Identify the lines holding "with" and copy them.

== Input data

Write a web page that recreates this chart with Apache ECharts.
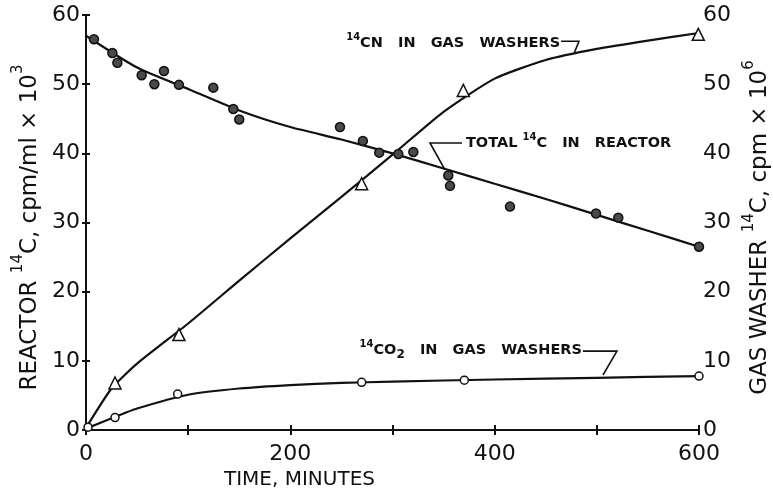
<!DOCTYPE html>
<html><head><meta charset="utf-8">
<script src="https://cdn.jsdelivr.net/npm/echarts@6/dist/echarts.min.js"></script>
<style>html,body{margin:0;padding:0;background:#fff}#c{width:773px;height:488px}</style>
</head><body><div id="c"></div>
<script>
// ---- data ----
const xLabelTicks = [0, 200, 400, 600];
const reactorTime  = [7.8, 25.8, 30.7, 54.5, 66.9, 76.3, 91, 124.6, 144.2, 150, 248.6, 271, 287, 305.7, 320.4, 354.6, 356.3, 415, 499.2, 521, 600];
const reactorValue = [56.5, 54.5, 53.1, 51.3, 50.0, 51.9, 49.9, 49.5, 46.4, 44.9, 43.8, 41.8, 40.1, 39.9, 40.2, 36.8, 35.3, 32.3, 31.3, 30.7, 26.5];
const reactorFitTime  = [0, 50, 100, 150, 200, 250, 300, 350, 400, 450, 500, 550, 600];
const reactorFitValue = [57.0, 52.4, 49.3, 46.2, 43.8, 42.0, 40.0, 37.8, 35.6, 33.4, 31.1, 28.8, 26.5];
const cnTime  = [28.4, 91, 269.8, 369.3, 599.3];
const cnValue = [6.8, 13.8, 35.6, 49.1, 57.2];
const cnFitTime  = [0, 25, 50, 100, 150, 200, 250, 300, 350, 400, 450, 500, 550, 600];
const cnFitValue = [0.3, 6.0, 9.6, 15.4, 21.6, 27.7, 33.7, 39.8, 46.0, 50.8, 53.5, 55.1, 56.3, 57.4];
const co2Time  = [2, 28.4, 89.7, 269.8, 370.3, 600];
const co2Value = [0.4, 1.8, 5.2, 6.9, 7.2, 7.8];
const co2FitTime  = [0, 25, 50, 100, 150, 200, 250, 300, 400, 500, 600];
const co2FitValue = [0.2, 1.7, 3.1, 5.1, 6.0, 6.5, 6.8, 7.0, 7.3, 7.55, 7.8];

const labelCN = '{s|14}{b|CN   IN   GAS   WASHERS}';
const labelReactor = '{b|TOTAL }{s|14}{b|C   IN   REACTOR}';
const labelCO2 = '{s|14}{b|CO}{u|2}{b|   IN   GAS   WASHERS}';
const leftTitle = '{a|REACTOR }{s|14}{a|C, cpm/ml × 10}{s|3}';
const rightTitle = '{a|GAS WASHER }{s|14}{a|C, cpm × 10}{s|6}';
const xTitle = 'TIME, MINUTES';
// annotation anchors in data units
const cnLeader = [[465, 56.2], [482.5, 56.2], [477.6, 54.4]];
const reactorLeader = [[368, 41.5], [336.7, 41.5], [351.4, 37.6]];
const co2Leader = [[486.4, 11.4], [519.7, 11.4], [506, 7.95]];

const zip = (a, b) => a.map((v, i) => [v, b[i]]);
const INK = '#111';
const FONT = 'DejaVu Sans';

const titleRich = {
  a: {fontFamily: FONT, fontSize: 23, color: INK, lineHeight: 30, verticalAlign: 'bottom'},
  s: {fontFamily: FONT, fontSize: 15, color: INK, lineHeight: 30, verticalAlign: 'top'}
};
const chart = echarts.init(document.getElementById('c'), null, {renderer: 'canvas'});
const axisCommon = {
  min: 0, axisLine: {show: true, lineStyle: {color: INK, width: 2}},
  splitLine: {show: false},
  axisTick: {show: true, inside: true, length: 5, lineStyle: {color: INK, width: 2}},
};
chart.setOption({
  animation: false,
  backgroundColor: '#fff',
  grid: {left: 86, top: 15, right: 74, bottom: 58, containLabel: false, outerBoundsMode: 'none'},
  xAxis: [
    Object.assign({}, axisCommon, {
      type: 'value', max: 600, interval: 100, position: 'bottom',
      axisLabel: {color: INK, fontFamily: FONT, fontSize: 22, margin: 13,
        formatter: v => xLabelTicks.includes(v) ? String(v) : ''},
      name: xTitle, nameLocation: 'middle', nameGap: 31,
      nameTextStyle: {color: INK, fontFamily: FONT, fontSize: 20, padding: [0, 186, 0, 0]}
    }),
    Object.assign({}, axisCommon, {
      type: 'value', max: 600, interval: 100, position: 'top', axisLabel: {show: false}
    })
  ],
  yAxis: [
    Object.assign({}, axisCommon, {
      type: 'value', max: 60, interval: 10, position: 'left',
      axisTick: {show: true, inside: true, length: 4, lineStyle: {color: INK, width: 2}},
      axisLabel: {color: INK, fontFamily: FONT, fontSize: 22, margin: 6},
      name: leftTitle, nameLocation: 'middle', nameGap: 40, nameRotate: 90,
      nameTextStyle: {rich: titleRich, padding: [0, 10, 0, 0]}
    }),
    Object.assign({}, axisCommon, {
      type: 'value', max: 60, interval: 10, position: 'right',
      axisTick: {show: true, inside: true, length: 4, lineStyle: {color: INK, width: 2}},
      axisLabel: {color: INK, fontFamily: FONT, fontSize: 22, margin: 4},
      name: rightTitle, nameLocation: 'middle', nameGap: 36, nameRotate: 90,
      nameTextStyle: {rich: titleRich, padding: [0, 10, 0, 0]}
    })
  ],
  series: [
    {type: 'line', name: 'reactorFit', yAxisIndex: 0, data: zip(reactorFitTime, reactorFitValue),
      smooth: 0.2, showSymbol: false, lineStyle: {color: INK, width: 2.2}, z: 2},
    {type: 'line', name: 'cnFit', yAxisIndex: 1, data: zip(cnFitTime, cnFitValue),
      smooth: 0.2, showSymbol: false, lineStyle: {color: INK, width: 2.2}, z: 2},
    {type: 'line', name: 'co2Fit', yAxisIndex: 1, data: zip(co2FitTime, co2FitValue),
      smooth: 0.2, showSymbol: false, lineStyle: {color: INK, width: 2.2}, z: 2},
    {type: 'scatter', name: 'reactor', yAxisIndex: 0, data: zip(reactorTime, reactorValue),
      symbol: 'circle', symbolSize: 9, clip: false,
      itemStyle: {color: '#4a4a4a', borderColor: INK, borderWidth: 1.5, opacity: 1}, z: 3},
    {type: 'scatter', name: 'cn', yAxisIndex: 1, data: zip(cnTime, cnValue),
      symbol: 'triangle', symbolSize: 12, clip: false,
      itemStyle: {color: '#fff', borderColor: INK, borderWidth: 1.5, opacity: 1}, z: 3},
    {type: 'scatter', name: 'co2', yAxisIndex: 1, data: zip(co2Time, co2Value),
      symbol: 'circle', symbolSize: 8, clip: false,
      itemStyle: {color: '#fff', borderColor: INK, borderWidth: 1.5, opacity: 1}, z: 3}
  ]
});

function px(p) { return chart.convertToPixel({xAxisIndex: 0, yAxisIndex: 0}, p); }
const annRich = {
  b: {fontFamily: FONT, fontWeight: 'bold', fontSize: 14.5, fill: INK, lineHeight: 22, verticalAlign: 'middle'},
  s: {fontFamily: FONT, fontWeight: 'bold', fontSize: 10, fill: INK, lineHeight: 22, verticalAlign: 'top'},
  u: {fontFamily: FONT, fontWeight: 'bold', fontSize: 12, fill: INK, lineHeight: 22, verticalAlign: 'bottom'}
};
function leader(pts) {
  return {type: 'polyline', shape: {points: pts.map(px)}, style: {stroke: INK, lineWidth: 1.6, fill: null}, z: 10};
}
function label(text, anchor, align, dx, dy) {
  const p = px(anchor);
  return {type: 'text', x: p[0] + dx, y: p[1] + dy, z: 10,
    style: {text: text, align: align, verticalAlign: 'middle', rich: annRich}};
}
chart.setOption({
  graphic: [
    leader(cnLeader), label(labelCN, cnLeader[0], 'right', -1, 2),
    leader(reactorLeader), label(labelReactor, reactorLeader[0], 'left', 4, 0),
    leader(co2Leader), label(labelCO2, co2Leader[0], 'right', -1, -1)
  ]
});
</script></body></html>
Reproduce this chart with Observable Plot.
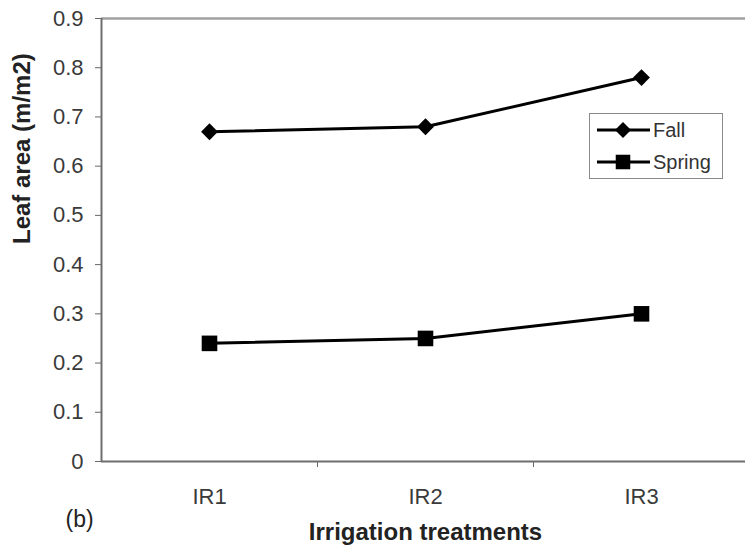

====

**Solution for this problem**
Write a web page that recreates this chart with Apache ECharts.
Reproduce this chart with Observable Plot.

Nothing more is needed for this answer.